Just as in the play he visited the town of so much anguish
and mystery, stepping off his chariot with his aides in tow on to a red path,
trotting on with the following refrain and words hanging over his cap nestled
comfortably on his head:
‘Now my beloved, step down from your chariot, and let not
your foot, my lord, touch the Earth. Servants, let there be spread before the
house he never expected to see, where Justice leads him in, a crimson path.’

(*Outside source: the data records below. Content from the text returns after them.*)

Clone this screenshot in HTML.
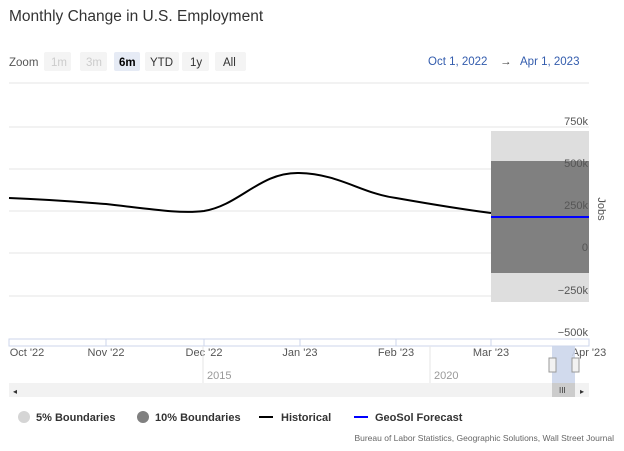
<!DOCTYPE html><html><head><style>
body{margin:0;background:#fff;font-family:"Liberation Sans",sans-serif;}
svg text{font-family:"Liberation Sans",sans-serif;}
</style></head><body>
<svg width="624" height="446" xmlns="http://www.w3.org/2000/svg">
<text x="9" y="21" font-size="15.5" fill="#333">Monthly Change in U.S. Employment</text>
<text x="9" y="66" font-size="11.5" fill="#555">Zoom</text>
<rect x="44" y="52" width="27" height="19" fill="#f4f4f4" rx="2"/><text x="51" y="66" font-size="11.5" fill="#ccc">1m</text>
<rect x="80" y="52" width="27" height="19" fill="#f4f4f4" rx="2"/><text x="86" y="66" font-size="11.5" fill="#ccc">3m</text>
<rect x="114" y="52" width="26" height="19" fill="#e6ebf5" rx="2"/><text x="119" y="66" font-size="11.5" font-weight="bold" fill="#000">6m</text>
<rect x="145" y="52" width="34" height="19" fill="#f4f4f4" rx="2"/><text x="150" y="66" font-size="11.5" fill="#333">YTD</text>
<rect x="182" y="52" width="27" height="19" fill="#f4f4f4" rx="2"/><text x="190" y="66" font-size="11.5" fill="#333">1y</text>
<rect x="215" y="52" width="31" height="19" fill="#f4f4f4" rx="2"/><text x="223" y="66" font-size="11.5" fill="#333">All</text>
<text x="428" y="65" font-size="11.5" fill="#335cad">Oct 1, 2022</text>
<text x="500" y="65" font-size="11.5" fill="#333">→</text>
<text x="520" y="65" font-size="11.5" fill="#335cad">Apr 1, 2023</text>
<line x1="9" y1="83" x2="589" y2="83" stroke="#e6e6e6"/>
<g stroke="#e6e6e6"><line x1="9" y1="127" x2="589" y2="127"/><line x1="9" y1="169" x2="589" y2="169"/><line x1="9" y1="211" x2="589" y2="211"/><line x1="9" y1="253" x2="589" y2="253"/><line x1="9" y1="296" x2="589" y2="296"/></g>
<rect x="491" y="131" width="98" height="171" fill="#dedede"/>
<rect x="491" y="161" width="98" height="112" fill="#808080"/>
<path d="M9,198 C60,200 90,203 106,204 C150,209 180,214 204,211 C240,205 260,172 299,173 C340,174 360,193 396,198 C430,204 460,209 491,213" fill="none" stroke="#000" stroke-width="2"/>
<line x1="491" y1="217" x2="589" y2="217" stroke="#0000ff" stroke-width="2"/>
<g font-size="11" fill="#555" text-anchor="end"><text x="588" y="125">750k</text><text x="588" y="167">500k</text><text x="588" y="209">250k</text><text x="588" y="251">0</text><text x="588" y="294">−250k</text><text x="588" y="336">−500k</text></g>
<text x="598" y="209" font-size="11" fill="#555" transform="rotate(90 598 209)" text-anchor="middle">Jobs</text>
<rect x="9" y="339" width="580" height="7" fill="none" stroke="#ccd6eb"/>
<g stroke="#ccd6eb"><line x1="106" y1="339" x2="106" y2="346"/><line x1="204" y1="339" x2="204" y2="346"/><line x1="300" y1="339" x2="300" y2="346"/><line x1="396" y1="339" x2="396" y2="346"/><line x1="491" y1="339" x2="491" y2="346"/></g>
<g font-size="11" fill="#555" text-anchor="middle"><text x="27" y="356">Oct '22</text><text x="106" y="356">Nov '22</text><text x="204" y="356">Dec '22</text><text x="300" y="356">Jan '23</text><text x="396" y="356">Feb '23</text><text x="491" y="356">Mar '23</text><text x="589" y="356">Apr '23</text></g>
<line x1="203" y1="346" x2="203" y2="383" stroke="#e6e6e6"/><line x1="430" y1="346" x2="430" y2="383" stroke="#e6e6e6"/>
<text x="207" y="379" font-size="11" fill="#999">2015</text><text x="434" y="379" font-size="11" fill="#999">2020</text>
<rect x="552" y="346" width="23" height="37" fill="#ccd6eb" opacity="0.9"/>
<rect x="549" y="358" width="7" height="14" fill="#f2f2f2" stroke="#999"/><rect x="572" y="358" width="7" height="14" fill="#f2f2f2" stroke="#999"/>
<rect x="9" y="383" width="580" height="14" fill="#f2f2f2"/>
<rect x="552" y="383" width="23" height="14" fill="#ccc"/>
<text x="13" y="394" font-size="8" fill="#333">◂</text><text x="580" y="394" font-size="8" fill="#333">▸</text><text x="559" y="393" font-size="8" fill="#333">III</text>
<circle cx="24" cy="417" r="6" fill="#d5d5d5"/><text x="36" y="421" font-size="11" font-weight="bold" fill="#333">5% Boundaries</text>
<circle cx="143" cy="417" r="6" fill="#808080"/><text x="155" y="421" font-size="11" font-weight="bold" fill="#333">10% Boundaries</text>
<line x1="259" y1="417" x2="273" y2="417" stroke="#000" stroke-width="2"/><text x="281" y="421" font-size="11" font-weight="bold" fill="#333">Historical</text>
<line x1="354" y1="417" x2="368" y2="417" stroke="#0000ff" stroke-width="2"/><text x="375" y="421" font-size="11" font-weight="bold" fill="#333">GeoSol Forecast</text>
<text x="614" y="441" font-size="8.5" fill="#666" text-anchor="end">Bureau of Labor Statistics, Geographic Solutions, Wall Street Journal</text>
</svg></body></html>
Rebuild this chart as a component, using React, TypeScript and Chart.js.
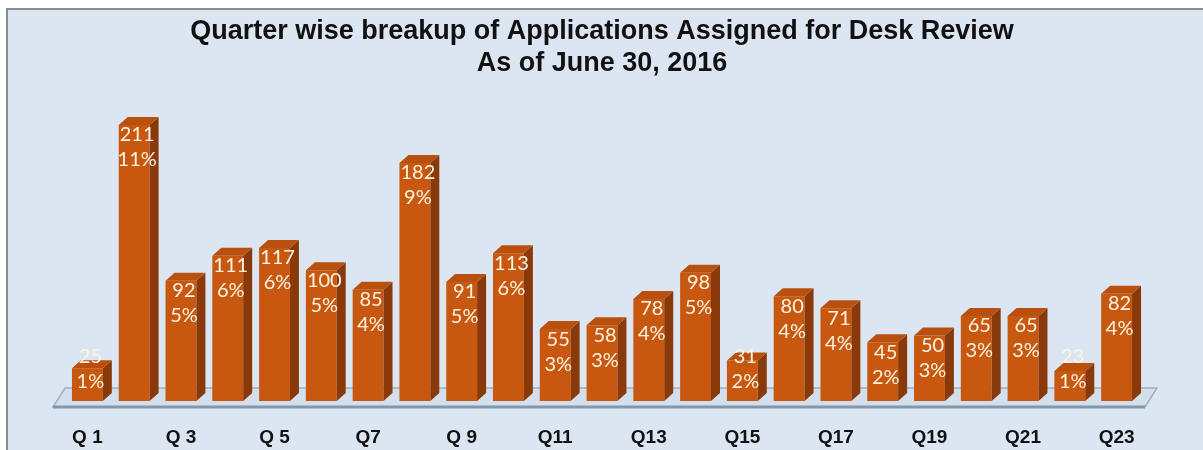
import React, { useEffect, useRef } from "react";
import { Chart, registerables } from "chart.js";

Chart.register(...registerables);

const categories = [
  "Q 1", "Q 2", "Q 3", "Q 4", "Q 5", "Q 6", "Q7", "Q8", "Q 9", "Q10", "Q11", "Q12",
  "Q13", "Q14", "Q15", "Q16", "Q17", "Q18", "Q19", "Q20", "Q21", "Q22", "Q23",
];
const applications = [25, 211, 92, 111, 117, 100, 85, 182, 91, 113, 55, 58, 78, 98, 31, 80, 71, 45, 50, 65, 65, 23, 82];
const percentLabels = ["1%", "11%", "5%", "6%", "6%", "5%", "4%", "9%", "5%", "6%", "3%", "3%", "4%", "5%", "2%", "4%", "4%", "2%", "3%", "3%", "3%", "1%", "4%"];
const titleLines = ["Quarter wise breakup of Applications Assigned for Desk Review", "As of June 30, 2016"];

const BG = "#dce6f2";
const DX = 9;
const DY = -8;

const panelPlugin = {
  id: "panel",
  beforeDraw(chart: any) {
    const { ctx, width, height } = chart;
    ctx.save();
    ctx.fillStyle = "#ffffff";
    ctx.fillRect(0, 0, width, height);
    ctx.fillStyle = BG;
    ctx.fillRect(7, 9, width - 7, height - 9);
    ctx.strokeStyle = "#8c8c8c";
    ctx.lineWidth = 2;
    ctx.beginPath();
    ctx.moveTo(7, height);
    ctx.lineTo(7, 9);
    ctx.lineTo(width, 9);
    ctx.stroke();
    ctx.restore();
  },
};

const floorPlugin = {
  id: "floor3d",
  beforeDatasetsDraw(chart: any) {
    const { ctx, chartArea } = chart;
    const b = chartArea.bottom;
    const fl = chartArea.left - 11;
    const fr = chartArea.right + 5;
    ctx.save();
    ctx.fillStyle = "#d3dfec";
    ctx.beginPath();
    ctx.moveTo(fl, b + 6);
    ctx.lineTo(fr, b + 6);
    ctx.lineTo(fr + 12, b - 13);
    ctx.lineTo(fl + 12, b - 13);
    ctx.closePath();
    ctx.fill();
    ctx.strokeStyle = "#9fb0c2";
    ctx.lineWidth = 1.5;
    ctx.stroke();
    ctx.strokeStyle = "#8397ad";
    ctx.lineWidth = 3;
    ctx.beginPath();
    ctx.moveTo(fl, b + 6);
    ctx.lineTo(fr, b + 6);
    ctx.stroke();
    ctx.restore();
  },
};

const bar3dPlugin = {
  id: "bar3d",
  afterDatasetsDraw(chart: any) {
    const { ctx } = chart;
    const meta = chart.getDatasetMeta(0);
    ctx.save();
    meta.data.forEach((el: any, i: number) => {
      const p = el.getProps(["x", "y", "base", "width"], true);
      const l = p.x - p.width / 2;
      const r = p.x + p.width / 2;
      ctx.fillStyle = "#8a3a0a";
      ctx.beginPath();
      ctx.moveTo(r, p.y);
      ctx.lineTo(r + DX, p.y + DY);
      ctx.lineTo(r + DX, p.base + DY);
      ctx.lineTo(r, p.base);
      ctx.closePath();
      ctx.fill();
      ctx.fillStyle = "#b9500e";
      ctx.beginPath();
      ctx.moveTo(l, p.y);
      ctx.lineTo(r, p.y);
      ctx.lineTo(r + DX, p.y + DY);
      ctx.lineTo(l + DX, p.y + DY);
      ctx.closePath();
      ctx.fill();
      ctx.fillStyle = "#fff3e2";
      ctx.font = "20px Lato, 'DejaVu Sans', sans-serif";
      ctx.textAlign = "center";
      ctx.textBaseline = "middle";
      const y2 = Math.min(p.y + 35, p.base - 19);
      const y1 = y2 - 25;
      ctx.fillText(String(applications[i]), p.x + 3, y1);
      ctx.fillText(percentLabels[i], p.x + 3, y2);
    });
    ctx.restore();
  },
};

export default function App() {
  const canvasRef = useRef<HTMLCanvasElement | null>(null);

  useEffect(() => {
    if (!canvasRef.current) return;
    const chart = new Chart(canvasRef.current, {
      type: "bar",
      data: {
        labels: categories,
        datasets: [
          {
            data: applications,
            backgroundColor: "#c8580f",
            borderWidth: 0,
            barPercentage: 0.66,
            categoryPercentage: 1,
          },
        ],
      },
      options: {
        responsive: false,
        animation: false,
        layout: { padding: { left: 64, right: 63, top: 0, bottom: 0 } },
        plugins: {
          legend: { display: false },
          tooltip: { enabled: false },
          title: {
            display: true,
            text: titleLines,
            color: "#111111",
            font: { family: "'Liberation Sans', Arial, sans-serif", size: 27, weight: "bold", lineHeight: 1.19 },
            padding: { top: 15, bottom: 0 },
          },
        },
        scales: {
          x: {
            grid: { display: false, drawTicks: false },
            border: { display: false },
            afterFit: (s: any) => {
              s.height = 49;
            },
            ticks: {
              autoSkip: false,
              maxRotation: 0,
              padding: 25,
              color: "#111111",
              font: { family: "'Liberation Sans', Arial, sans-serif", size: 19, weight: "bold" },
              callback: (_v: any, i: number) => (i % 2 === 0 ? categories[i] : ""),
            },
          },
          y: {
            display: false,
            min: 0,
            max: 246,
          },
        },
      },
      plugins: [panelPlugin, floorPlugin, bar3dPlugin],
    });
    return () => chart.destroy();
  }, []);

  return (
    <div style={{ position: "fixed", left: 0, top: 0, width: 1203, height: 450 }}>
      <canvas ref={canvasRef} width={1203} height={450} style={{ width: 1203, height: 450 }} />
    </div>
  );
}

But unlike our President, Agamemnon, in the
knowledge that only gods walk on and in such luxury, responds with trepidation:
'I am a
mortal, a man; I cannot trample upon these tinted splendors without fear thrown
in my path.'
Whilst Agamemnon
caught and navigated the mood of his times President Buhari floundered
helplessly and glided through the red carpet with insensitivity.
To the well
versed observer a red carpet is traditionally used to mark the route taken by
heads of state on ceremonial and formal occasions, and has in recent decades
been extended to use by VIPs and celebrities at formal events. But this was an occasion
drenched in solemnity entwined with trauma and exposed to raw bewilderment. The
handlers of the President were expected to appreciate, discern and respond to
the mood on the ground but as so often, they failed.
What even makes it worse is that this visit
occurred in the face of evidence of the incompetence of our security forces. Amnesty
on 20th March now claims Nigeria was warned before the Boko Haram
abduction. It suggests that Nigerian military ignored repeated warnings about
the movements of Boko Haram fighters before they kidnapped 110 schoolgirls on
19th February. It is difficult for such briefings not to have
crossed the desk of Mr. President.
It appears for this administration no lessons
have been learnt from Chibok and it is business as usual. The paradigm change
many thought would follow the President into office has become a mere wishful
thought, cloaking what was always an illusion of change.